For more than 1,200 years St Andrew’s has stood at the heart of the community that was once called Sutton but which we now know as Plymouth. During these centuries the church and the city have, in a sense, grown up together, witnessing periods of war and destruction, peace and restoration, while always working together for the spiritual and material wellbeing of the community. The history of the minster may be regarded as the history of Plymouth.
In February 2008 a senior city councillor called for St Andrew’s Church to be made a minster. He tabled a motion for debate inviting the council to ask the Bishop of Exeter to grant the title. He stated that the reconstruction of the church after the devastation of the war was seen as a symbol of the city’s rebirth. In his view a minster was a church which had influence beyond its parish boundaries, like York Minster and Westminster, and he believed St Andrew’s came into that category. As the Diocese of Exeter was about to celebrate its 1,100th anniversary, it seemed an appropriate time to confer the honour on the mother church of Plymouth. The council accepted the proposal and recommended that St Andrew’s be granted the designation because of its remarkable post-war inspiration to the city and the very great esteem in which the church was held. On 1st March 2009 the Bishop of Exeter announced that St Andrew’s had been awarded minster status.

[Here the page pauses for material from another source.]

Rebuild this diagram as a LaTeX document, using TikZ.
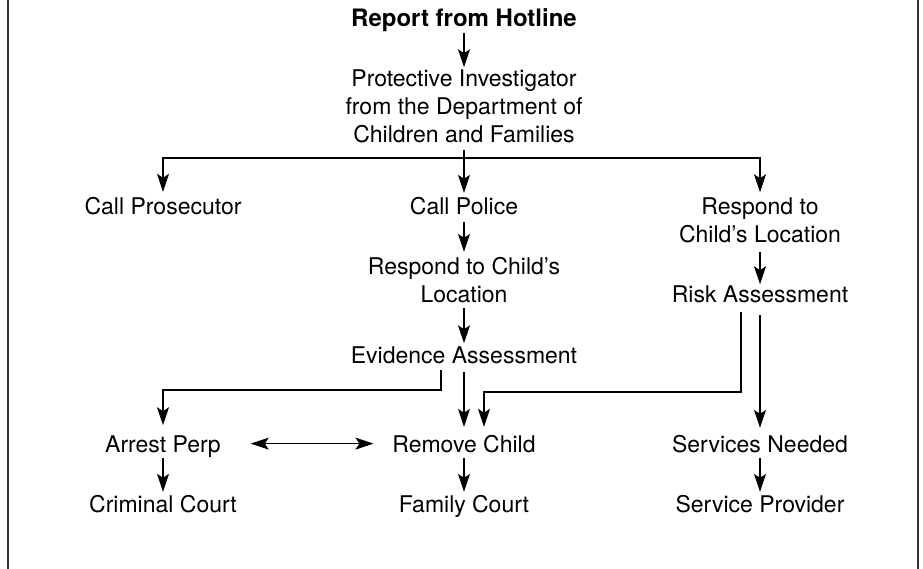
\documentclass[tikz,border=0pt]{standalone}
\usepackage{fontspec}
\setmainfont{TeX Gyre Heros}
\usetikzlibrary{arrows.meta}
\begin{document}
\begin{tikzpicture}[x=1pt,y=-1pt,
  lbl/.style={anchor=base, inner sep=0pt, outer sep=0pt, align=center, font=\fontsize{23}{28}\selectfont},
  ttl/.style={lbl, font=\fontsize{24}{28}\selectfont\bfseries},
  ln/.style={line width=1.2pt},
  frame/.style={line width=1.3pt, black!80},
  arr/.style={line width=1.2pt, -{Stealth[length=18pt,width=12pt,inset=4pt]}},
  dbl/.style={line width=1.2pt, {Stealth[length=18pt,width=12pt,inset=4pt]}-{Stealth[length=18pt,width=12pt,inset=4pt]}}]
\useasboundingbox (0,0) rectangle (923,569);
\draw[frame] (8,0) -- (8,569);
\draw[frame] (918,0) -- (918,569);

\node[ttl] (report) at (464,27) {Report from Hotline};
\node[lbl] (prot) at (464,143) {Protective Investigator\\from the Department of\\Children and Families};
\node[lbl] (pros) at (163,215) {Call Prosecutor};
\node[lbl] (police) at (464,215) {Call Police};
\node[lbl] (resp) at (760,243) {Respond to\\Child’s Location};
\node[lbl] (resp2) at (464,302) {Respond to Child’s\\Location};
\node[lbl] (risk) at (760,302) {Risk Assessment};
\node[lbl] (evid) at (464,363) {Evidence Assessment};
\node[lbl] (arrest) at (163,452) {Arrest Perp};
\node[lbl] (remove) at (464,452) {Remove Child};
\node[lbl] (services) at (760,452) {Services Needed};
\node[lbl] (criminal) at (163,512) {Criminal Court};
\node[lbl] (family) at (464,512) {Family Court};
\node[lbl] (provider) at (760,512) {Service Provider};

\coordinate (br) at (464,158);
\coordinate (ea) at (441,390);
\coordinate (rr) at (741,392);
\coordinate (rd) at (484,392);

\draw[arr, shorten <=1pt, shorten >=3pt] (report.south) -- (prot.north);
\draw[ln, shorten <=7pt] (prot.south) -- (br);
\draw[arr, shorten >=5pt] (br) -- (police.north);
\draw[arr, shorten >=6pt] (br) -| (pros.north);
\draw[arr, shorten >=6pt] (br) -| (resp.north);
\draw[arr, shorten <=7pt, shorten >=5pt] (police.south) -- (resp2.north);
\draw[arr, shorten <=6pt, shorten >=3pt] (resp2.south) -- (evid.north);
\draw[arr, shorten <=9pt, shorten >=1pt] (resp.south) -- (risk.north);
\draw[arr, shorten <=7pt, shorten >=10pt] (evid.south -| ea) -- (ea) -| (arrest.north);
\draw[arr, shorten <=9pt, shorten >=8pt] (evid.south) -- (remove.north);
\draw[arr, shorten <=10pt, shorten >=8pt] (risk.south -| rr) -- (rr) -- (rd) -- (rd |- remove.north);
\draw[arr, shorten <=13pt, shorten >=7pt] (risk.south) -- (services.north);
\draw[dbl, shorten <=30pt, shorten >=19pt] (remove.west -| arrest.east) -- (remove.west);
\draw[arr, shorten <=1pt, shorten >=3pt] (arrest.south) -- (criminal.north);
\draw[arr, shorten <=6pt, shorten >=3pt] (remove.south) -- (family.north);
\draw[arr, shorten <=6pt, shorten >=3pt] (services.south) -- (provider.north);
\end{tikzpicture}
\end{document}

In October 2011, the Church Buildings Council invited parishes within the 42 dioceses of the Church of England to apply for a one-off prize of £10,000, generously funded by The Jerusalem Trust, to be awarded for the best developed proposal for commissioning a new work of art in their church. The Art Commissioning Group entered the competition and won the prize, which was shared with another church, in November 2012.
The Art Commissioning Group now aims to fulfil its vision to create a work of art of the highest quality in 2017 that marks the award of minster status and the affirmation bestowed by the Jerusalem Trust.